There're meditations to work on the transformation of insecurity and uncertainty; meditations for general or specific healing; meditations to balance a person's subtle energies… you name it. Still, all of them have one thing in common: focus and the quieting of the mind. Master Yogi and teacher Pandit Rajmani Tigunait, the head of the Himalayan Institute, often says: "a scattered mind is unfit for any path," and this we believe is true both of Yoga and of any other pursuit, including high level sports. To be successful in whatever we do, we must be able to completely immerse ourselves into it; and in scenarios where fractions of a second or millimetres can make all the difference, this becomes even more important. 

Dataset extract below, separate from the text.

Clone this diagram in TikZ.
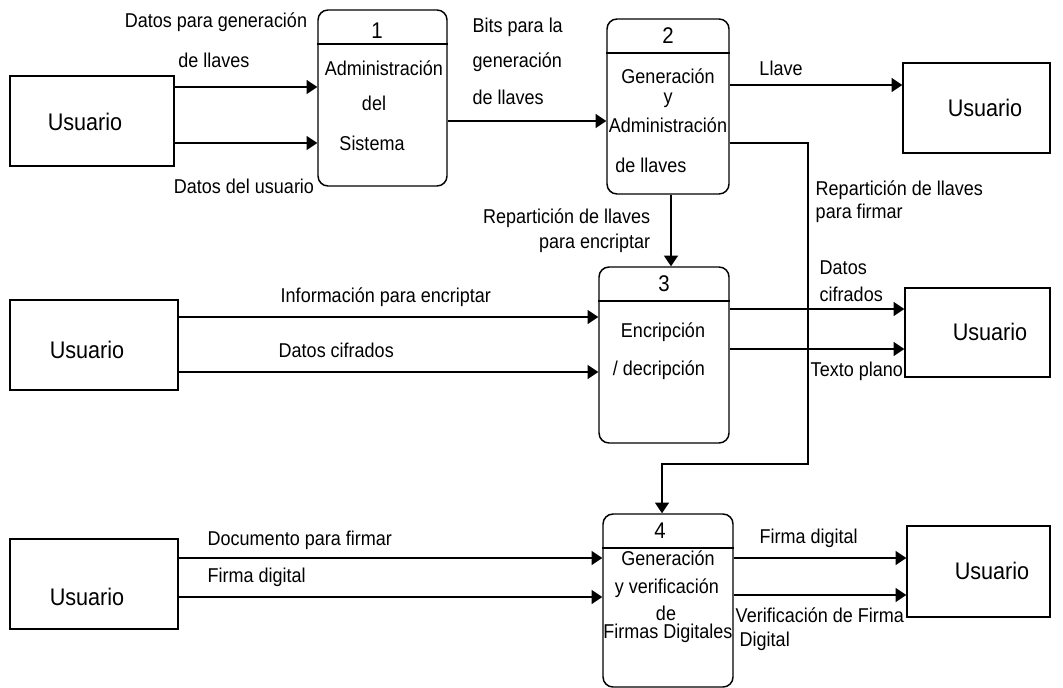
\documentclass[tikz,border=0pt]{standalone}
\usepackage{fontspec}
\setmainfont[FakeStretch=0.9]{Liberation Sans}
\usetikzlibrary{arrows.meta,fit}
\begin{document}
\begin{tikzpicture}[x=0.75pt,y=-0.75pt,line width=1.1pt,
  ent/.style={draw, inner sep=0pt},
  enttxt/.style={inner sep=0pt, font=\fontsize{18}{21}\selectfont},
  proc/.style={draw, rounded corners=7.5pt, inner sep=0pt},
  num/.style={inner sep=0pt, font=\fontsize{17}{20}\selectfont},
  lbl/.style={inner sep=0pt, font=\fontsize{15}{18}\selectfont},
  flow/.style={-{Triangle[length=8pt,width=10.5pt]}}]
\useasboundingbox (0,0) rectangle (1063,688);

% external entities
\node[ent, fit={(10,76)(174,166)}] (u1) {};
\node[enttxt] (u1t) at (85,122) {Usuario};
\node[ent, fit={(903,63)(1050,153)}] (u2) {};
\node[enttxt] (u2t) at (985,108) {Usuario};
\node[ent, fit={(10,300)(178,390)}] (u3) {};
\node[enttxt] (u3t) at (87,350) {Usuario};
\node[ent, fit={(905,288)(1050,377)}] (u4) {};
\node[enttxt] (u4t) at (990,332) {Usuario};
\node[ent, fit={(10,539)(178,629)}] (u5) {};
\node[enttxt] (u5t) at (87,597) {Usuario};
\node[ent, fit={(907,526)(1050,617)}] (u6) {};
\node[enttxt] (u6t) at (992,571) {Usuario};

% processes
\node[proc, fit={(318,10)(447,186)}] (p1) {};
\draw (p1.west |- 0,44) -- (p1.east |- 0,44);
\node[num] (p1n) at (377,31) {1};
\node[lbl] (p1a) at (384,68) {Administración};
\node[lbl] (p1b) at (374,103) {del};
\node[lbl] (p1c) at (372,143) {Sistema};

\node[proc, fit={(607,19)(729,194)}] (p2) {};
\draw (p2.west |- 0,53) -- (p2.east |- 0,53);
\node[num] (p2n) at (668,36) {2};
\node[lbl] (p2a) at (668,76) {Generación};
\node[lbl] (p2b) at (668,100) {y};
\node[lbl] (p2c) at (668,125) {Administración};
\node[lbl] (p2d) at (651,165) {de llaves};

\node[proc, fit={(599,267)(729,443)}] (p3) {};
\draw (p3.west |- 0,301) -- (p3.east |- 0,301);
\node[num] (p3n) at (664,284) {3};
\node[lbl] (p3a) at (663,332) {Encripción};
\node[lbl] (p3b) at (659,370) {/ decripción};

\node[proc, fit={(603,514)(733,687)}] (p4) {};
\draw (p4.west |- 0,548) -- (p4.east |- 0,548);
\node[num] (p4n) at (660,531) {4};
\node[lbl] (p4a) at (668,558) {Generación};
\node[lbl] (p4b) at (667,588) {y verificación};
\node[lbl] (p4c) at (666,613) {de};
\node[lbl] (p4d) at (668,633) {Firmas Digitales};

% data flows
\draw[flow] (u1.east |- 0,87) -- (p1.west |- 0,87);
\draw[flow] (u1.east |- 0,143) -- (p1.west |- 0,143);
\draw[flow] (p1.east |- 0,121) -- (p2.west |- 0,121);
\draw[flow] (p2.east |- 0,85) -- (u2.west |- 0,85);
\draw[flow] (p2.south -| 671,0) -- (p3.north -| 671,0);
\coordinate (k1) at (808,143);
\coordinate (k2) at (808,464);
\coordinate (k3) at (662,464);
\draw[flow] (p2.east |- k1) -- (k1) -- (k2) -- (k3) -- (p4.north -| k3);
\draw[flow] (u3.east |- 0,317) -- (p3.west |- 0,317);
\draw[flow] (u3.east |- 0,372) -- (p3.west |- 0,372);
\draw[flow] (p3.east |- 0,309) -- (u4.west |- 0,309);
\draw[flow] (p3.east |- 0,349) -- (u4.west |- 0,349);
\draw[flow] (u5.east |- 0,558) -- (p4.west |- 0,558);
\draw[flow] (u5.east |- 0,597) -- (p4.west |- 0,597);
\draw[flow] (p4.east |- 0,558) -- (u6.west |- 0,558);
\draw[flow] (p4.east |- 0,595) -- (u6.west |- 0,595);

% flow labels
\node[lbl] (l1) at (216,22) {Datos para generación};
\node[lbl] (l2) at (214,60) {de llaves};
\node[lbl] (l3) at (244,186) {Datos del usuario};
\node[lbl, anchor=west] (l4) at (472,27) {Bits para la};
\node[lbl, anchor=west] (l5) at (472,62) {generación};
\node[lbl, anchor=west] (l6) at (472,97) {de llaves};
\node[lbl] (l7) at (781,68) {Llave};
\node[lbl, anchor=west] (l8) at (815,190) {Repartición de llaves};
\node[lbl, anchor=west] (l9) at (815,213) {para firmar};
\node[lbl, anchor=east] (l10) at (651,218) {Repartición de llaves};
\node[lbl, anchor=east] (l11) at (651,243) {para encriptar};
\node[lbl, anchor=west] (l12) at (280,297) {Información para encriptar};
\node[lbl, anchor=west] (l13) at (278,350) {Datos cifrados};
\node[lbl, anchor=west] (l14) at (819,268) {Datos};
\node[lbl, anchor=west] (l15) at (819,294) {cifrados};
\node[lbl, anchor=west] (l16) at (810,371) {Texto plano};
\node[lbl, anchor=west] (l17) at (207,540) {Documento para firmar};
\node[lbl, anchor=west] (l18) at (207,577) {Firma digital};
\node[lbl, anchor=west] (l19) at (759,538) {Firma digital};
\node[lbl, anchor=west] (l20) at (735,615) {Verificación de Firma};
\node[lbl, anchor=west] (l21) at (739,641) {Digital};
\end{tikzpicture}
\end{document}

Still, far beyond the aspects already mentioned, Yoga has also the ability to answer and help with athletes psychological, emotional, and often spiritual questions too. Things like: Am I really ready for this competition? Do I really want to sign this contract? Should I stay with this coach/club? The truth is that Yoga, when properly understood, becomes a very profound and useful toolbox, one enabling us to become better acquainted with our true inner self, more in tune with what it is we deeply feel and want, and thus, better able to make informed decisions about our career and life. All of these are qualities that most athletes can profit from in order to navigate the frequent ups and downs of a highly demanding and relatively ephemeral sports career. To know who we are even when we can't compete or our career is over; to be able to keep in our mind's eye the larger picture even at times of extreme injury or suffering; to be able to make a tough decision with a conscious and tranquil mind... These are Yoga's bylines. That's what it really means to self-realize.